begin Data section
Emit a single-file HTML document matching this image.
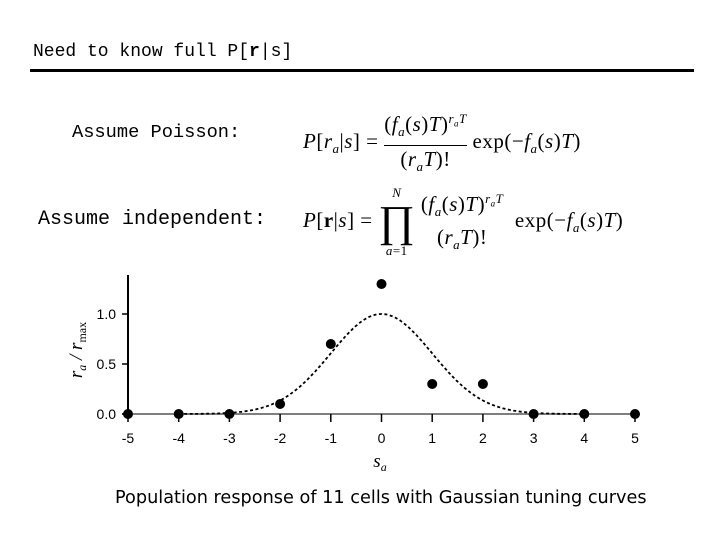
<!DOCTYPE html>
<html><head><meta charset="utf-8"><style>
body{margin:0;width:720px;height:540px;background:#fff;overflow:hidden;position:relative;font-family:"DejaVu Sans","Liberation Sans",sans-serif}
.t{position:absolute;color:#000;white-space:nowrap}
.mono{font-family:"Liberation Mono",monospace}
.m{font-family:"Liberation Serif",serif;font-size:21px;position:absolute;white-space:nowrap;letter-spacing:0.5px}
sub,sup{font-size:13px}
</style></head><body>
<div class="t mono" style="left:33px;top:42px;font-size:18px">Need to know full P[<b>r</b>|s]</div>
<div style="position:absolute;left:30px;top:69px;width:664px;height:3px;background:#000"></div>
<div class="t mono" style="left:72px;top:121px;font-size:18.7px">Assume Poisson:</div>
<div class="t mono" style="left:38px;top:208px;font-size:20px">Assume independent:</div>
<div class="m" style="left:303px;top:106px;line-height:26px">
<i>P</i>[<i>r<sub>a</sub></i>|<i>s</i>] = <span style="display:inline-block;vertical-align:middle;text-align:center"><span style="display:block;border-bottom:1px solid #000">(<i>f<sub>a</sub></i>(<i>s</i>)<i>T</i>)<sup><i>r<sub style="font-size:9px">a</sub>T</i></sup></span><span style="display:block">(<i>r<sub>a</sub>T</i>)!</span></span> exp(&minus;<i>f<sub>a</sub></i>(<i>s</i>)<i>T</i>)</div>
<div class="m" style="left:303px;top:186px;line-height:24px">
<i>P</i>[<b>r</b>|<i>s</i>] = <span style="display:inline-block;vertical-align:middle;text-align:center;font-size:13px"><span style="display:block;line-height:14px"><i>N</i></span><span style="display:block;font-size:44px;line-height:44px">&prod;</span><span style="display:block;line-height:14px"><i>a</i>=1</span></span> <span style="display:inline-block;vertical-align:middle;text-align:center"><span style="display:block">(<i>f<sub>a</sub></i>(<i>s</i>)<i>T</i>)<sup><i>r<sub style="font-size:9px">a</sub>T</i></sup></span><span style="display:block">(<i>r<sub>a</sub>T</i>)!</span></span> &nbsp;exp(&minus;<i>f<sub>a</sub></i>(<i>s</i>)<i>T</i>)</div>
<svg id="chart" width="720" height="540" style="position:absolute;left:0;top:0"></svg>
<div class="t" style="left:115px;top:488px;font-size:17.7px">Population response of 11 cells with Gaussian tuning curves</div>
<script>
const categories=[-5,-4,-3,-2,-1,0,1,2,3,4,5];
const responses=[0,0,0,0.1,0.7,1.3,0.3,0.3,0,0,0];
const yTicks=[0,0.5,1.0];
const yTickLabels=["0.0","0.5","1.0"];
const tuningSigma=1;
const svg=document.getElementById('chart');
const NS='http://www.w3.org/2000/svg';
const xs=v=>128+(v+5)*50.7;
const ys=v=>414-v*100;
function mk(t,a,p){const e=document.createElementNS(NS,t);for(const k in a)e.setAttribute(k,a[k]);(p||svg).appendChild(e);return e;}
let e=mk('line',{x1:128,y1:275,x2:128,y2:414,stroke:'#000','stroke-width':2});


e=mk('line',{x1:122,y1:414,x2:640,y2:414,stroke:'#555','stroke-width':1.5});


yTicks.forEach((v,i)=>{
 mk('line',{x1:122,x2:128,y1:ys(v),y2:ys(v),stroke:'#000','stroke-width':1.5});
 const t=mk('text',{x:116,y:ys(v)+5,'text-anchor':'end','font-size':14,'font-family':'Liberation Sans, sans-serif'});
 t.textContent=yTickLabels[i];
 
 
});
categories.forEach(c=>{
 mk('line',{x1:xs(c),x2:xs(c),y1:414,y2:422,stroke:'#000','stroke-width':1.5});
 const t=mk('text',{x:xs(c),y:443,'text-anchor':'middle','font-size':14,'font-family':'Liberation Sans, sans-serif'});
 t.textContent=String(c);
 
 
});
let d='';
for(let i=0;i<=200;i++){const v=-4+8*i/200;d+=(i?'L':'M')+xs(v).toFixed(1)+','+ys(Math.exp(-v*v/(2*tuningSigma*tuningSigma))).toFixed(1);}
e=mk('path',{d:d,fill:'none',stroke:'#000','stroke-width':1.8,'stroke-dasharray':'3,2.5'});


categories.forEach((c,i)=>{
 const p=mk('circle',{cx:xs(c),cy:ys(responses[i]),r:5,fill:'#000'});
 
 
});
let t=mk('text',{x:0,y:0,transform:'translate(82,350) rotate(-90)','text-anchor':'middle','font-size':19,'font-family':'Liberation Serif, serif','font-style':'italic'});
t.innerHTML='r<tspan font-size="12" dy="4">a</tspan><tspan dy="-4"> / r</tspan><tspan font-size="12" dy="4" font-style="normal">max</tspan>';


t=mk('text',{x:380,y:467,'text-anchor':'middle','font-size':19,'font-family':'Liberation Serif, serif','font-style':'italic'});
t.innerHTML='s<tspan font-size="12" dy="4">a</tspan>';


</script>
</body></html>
end Data section
Challenge: Leave out the pictures and retype every line above exactly.

Solution:
Emit a single-file HTML document matching this image.
<!DOCTYPE html>
<html><head><meta charset="utf-8"><style>
body{margin:0;width:720px;height:540px;background:#fff;overflow:hidden;position:relative;font-family:"DejaVu Sans","Liberation Sans",sans-serif}
.t{position:absolute;color:#000;white-space:nowrap}
.mono{font-family:"Liberation Mono",monospace}
.m{font-family:"Liberation Serif",serif;font-size:21px;position:absolute;white-space:nowrap;letter-spacing:0.5px}
sub,sup{font-size:13px}
</style></head><body>
<div class="t mono" style="left:33px;top:42px;font-size:18px">Need to know full P[<b>r</b>|s]</div>
<div style="position:absolute;left:30px;top:69px;width:664px;height:3px;background:#000"></div>
<div class="t mono" style="left:72px;top:121px;font-size:18.7px">Assume Poisson:</div>
<div class="t mono" style="left:38px;top:208px;font-size:20px">Assume independent:</div>
<div class="m" style="left:303px;top:106px;line-height:26px">
<i>P</i>[<i>r<sub>a</sub></i>|<i>s</i>] = <span style="display:inline-block;vertical-align:middle;text-align:center"><span style="display:block;border-bottom:1px solid #000">(<i>f<sub>a</sub></i>(<i>s</i>)<i>T</i>)<sup><i>r<sub style="font-size:9px">a</sub>T</i></sup></span><span style="display:block">(<i>r<sub>a</sub>T</i>)!</span></span> exp(&minus;<i>f<sub>a</sub></i>(<i>s</i>)<i>T</i>)</div>
<div class="m" style="left:303px;top:186px;line-height:24px">
<i>P</i>[<b>r</b>|<i>s</i>] = <span style="display:inline-block;vertical-align:middle;text-align:center;font-size:13px"><span style="display:block;line-height:14px"><i>N</i></span><span style="display:block;font-size:44px;line-height:44px">&prod;</span><span style="display:block;line-height:14px"><i>a</i>=1</span></span> <span style="display:inline-block;vertical-align:middle;text-align:center"><span style="display:block">(<i>f<sub>a</sub></i>(<i>s</i>)<i>T</i>)<sup><i>r<sub style="font-size:9px">a</sub>T</i></sup></span><span style="display:block">(<i>r<sub>a</sub>T</i>)!</span></span> &nbsp;exp(&minus;<i>f<sub>a</sub></i>(<i>s</i>)<i>T</i>)</div>
<svg id="chart" width="720" height="540" style="position:absolute;left:0;top:0"></svg>
<div class="t" style="left:115px;top:488px;font-size:17.7px">Population response of 11 cells with Gaussian tuning curves</div>
<script>
const categories=[-5,-4,-3,-2,-1,0,1,2,3,4,5];
const responses=[0,0,0,0.1,0.7,1.3,0.3,0.3,0,0,0];
const yTicks=[0,0.5,1.0];
const yTickLabels=["0.0","0.5","1.0"];
const tuningSigma=1;
const svg=document.getElementById('chart');
const NS='http://www.w3.org/2000/svg';
const xs=v=>128+(v+5)*50.7;
const ys=v=>414-v*100;
function mk(t,a,p){const e=document.createElementNS(NS,t);for(const k in a)e.setAttribute(k,a[k]);(p||svg).appendChild(e);return e;}
let e=mk('line',{x1:128,y1:275,x2:128,y2:414,stroke:'#000','stroke-width':2});


e=mk('line',{x1:122,y1:414,x2:640,y2:414,stroke:'#555','stroke-width':1.5});


yTicks.forEach((v,i)=>{
 mk('line',{x1:122,x2:128,y1:ys(v),y2:ys(v),stroke:'#000','stroke-width':1.5});
 const t=mk('text',{x:116,y:ys(v)+5,'text-anchor':'end','font-size':14,'font-family':'Liberation Sans, sans-serif'});
 t.textContent=yTickLabels[i];
 
 
});
categories.forEach(c=>{
 mk('line',{x1:xs(c),x2:xs(c),y1:414,y2:422,stroke:'#000','stroke-width':1.5});
 const t=mk('text',{x:xs(c),y:443,'text-anchor':'middle','font-size':14,'font-family':'Liberation Sans, sans-serif'});
 t.textContent=String(c);
 
 
});
let d='';
for(let i=0;i<=200;i++){const v=-4+8*i/200;d+=(i?'L':'M')+xs(v).toFixed(1)+','+ys(Math.exp(-v*v/(2*tuningSigma*tuningSigma))).toFixed(1);}
e=mk('path',{d:d,fill:'none',stroke:'#000','stroke-width':1.8,'stroke-dasharray':'3,2.5'});


categories.forEach((c,i)=>{
 const p=mk('circle',{cx:xs(c),cy:ys(responses[i]),r:5,fill:'#000'});
 
 
});
let t=mk('text',{x:0,y:0,transform:'translate(82,350) rotate(-90)','text-anchor':'middle','font-size':19,'font-family':'Liberation Serif, serif','font-style':'italic'});
t.innerHTML='r<tspan font-size="12" dy="4">a</tspan><tspan dy="-4"> / r</tspan><tspan font-size="12" dy="4" font-style="normal">max</tspan>';


t=mk('text',{x:380,y:467,'text-anchor':'middle','font-size':19,'font-family':'Liberation Serif, serif','font-style':'italic'});
t.innerHTML='s<tspan font-size="12" dy="4">a</tspan>';


</script>
</body></html>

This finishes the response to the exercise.